+++ SUPPLIED INFORMATION
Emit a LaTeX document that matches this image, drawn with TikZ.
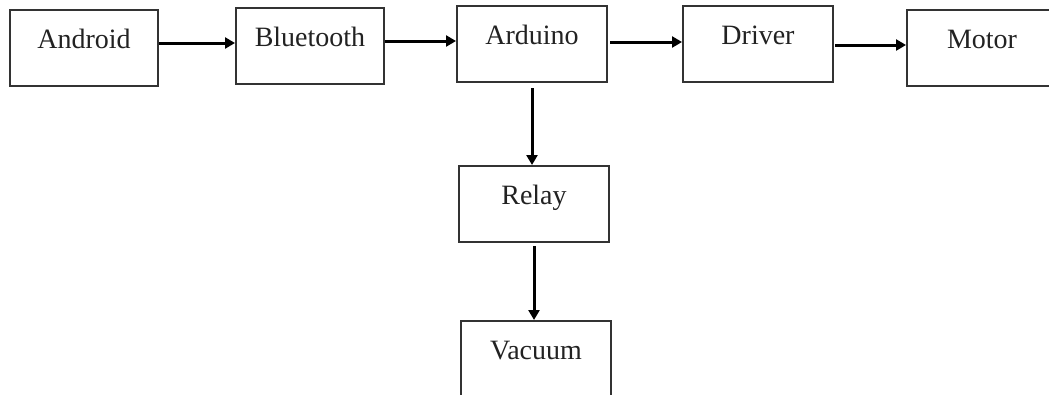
\documentclass[tikz,border=0pt]{standalone}
\usepackage{fontspec}
\setmainfont{Liberation Serif}
\usetikzlibrary{arrows.meta}
\definecolor{boxline}{HTML}{333333}
\definecolor{txt}{HTML}{222222}
\tikzset{
  blk/.style={draw=boxline, line width=2pt, fill=white, inner sep=0pt,
    minimum width=150pt, text height=38pt, text depth=38pt,
    font=\fontsize{28}{30}\selectfont, text=txt},
  arr/.style={draw=black, line width=3pt, -{Triangle[length=10pt,width=11pt]}}
}
\begin{document}
\begin{tikzpicture}[x=1pt,y=-1pt]
\useasboundingbox (0,0) rectangle (1049,394);
\clip (0,0) rectangle (1049,394);
\fill[white] (0,0) rectangle (1049,394);
\node[blk, minimum width=148pt] (android) at (84,48) {Android};
\node[blk, minimum width=148pt] (bluetooth) at (310,46) {Bluetooth};
\node[blk] (arduino) at (532,44) {Arduino};
\node[blk] (driver) at (758,44) {Driver};
\node[blk] (motor) at (982,48) {Motor};
\node[blk] (relay) at (534,204) {Relay};
\node[blk] (vacuum) at (536,359) {Vacuum};
\draw[arr] ([yshift=5pt]android.east) -- ([yshift=5pt]android.east -| bluetooth.west);
\draw[arr] ([yshift=5pt]bluetooth.east) -- ([yshift=5pt]bluetooth.east -| arduino.west);
\draw[arr, shorten <=2pt] ([yshift=2pt]arduino.east) -- ([yshift=2pt]arduino.east -| driver.west);
\draw[arr, shorten <=1pt] ([yshift=-1pt]driver.east) -- ([yshift=-1pt]driver.east -| motor.west);
\draw[arr, shorten <=5pt] (arduino.south) -- (arduino.south |- relay.north);
\draw[arr, shorten <=3pt] (relay.south) -- (relay.south |- vacuum.north);
\end{tikzpicture}
\end{document}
++++++
Retype the whole listing exactly and leave the pictures out.

Emit a LaTeX document that matches this image, drawn with TikZ.
\documentclass[tikz,border=0pt]{standalone}
\usepackage{fontspec}
\setmainfont{Liberation Serif}
\usetikzlibrary{arrows.meta}
\definecolor{boxline}{HTML}{333333}
\definecolor{txt}{HTML}{222222}
\tikzset{
  blk/.style={draw=boxline, line width=2pt, fill=white, inner sep=0pt,
    minimum width=150pt, text height=38pt, text depth=38pt,
    font=\fontsize{28}{30}\selectfont, text=txt},
  arr/.style={draw=black, line width=3pt, -{Triangle[length=10pt,width=11pt]}}
}
\begin{document}
\begin{tikzpicture}[x=1pt,y=-1pt]
\useasboundingbox (0,0) rectangle (1049,394);
\clip (0,0) rectangle (1049,394);
\fill[white] (0,0) rectangle (1049,394);
\node[blk, minimum width=148pt] (android) at (84,48) {Android};
\node[blk, minimum width=148pt] (bluetooth) at (310,46) {Bluetooth};
\node[blk] (arduino) at (532,44) {Arduino};
\node[blk] (driver) at (758,44) {Driver};
\node[blk] (motor) at (982,48) {Motor};
\node[blk] (relay) at (534,204) {Relay};
\node[blk] (vacuum) at (536,359) {Vacuum};
\draw[arr] ([yshift=5pt]android.east) -- ([yshift=5pt]android.east -| bluetooth.west);
\draw[arr] ([yshift=5pt]bluetooth.east) -- ([yshift=5pt]bluetooth.east -| arduino.west);
\draw[arr, shorten <=2pt] ([yshift=2pt]arduino.east) -- ([yshift=2pt]arduino.east -| driver.west);
\draw[arr, shorten <=1pt] ([yshift=-1pt]driver.east) -- ([yshift=-1pt]driver.east -| motor.west);
\draw[arr, shorten <=5pt] (arduino.south) -- (arduino.south |- relay.north);
\draw[arr, shorten <=3pt] (relay.south) -- (relay.south |- vacuum.north);
\end{tikzpicture}
\end{document}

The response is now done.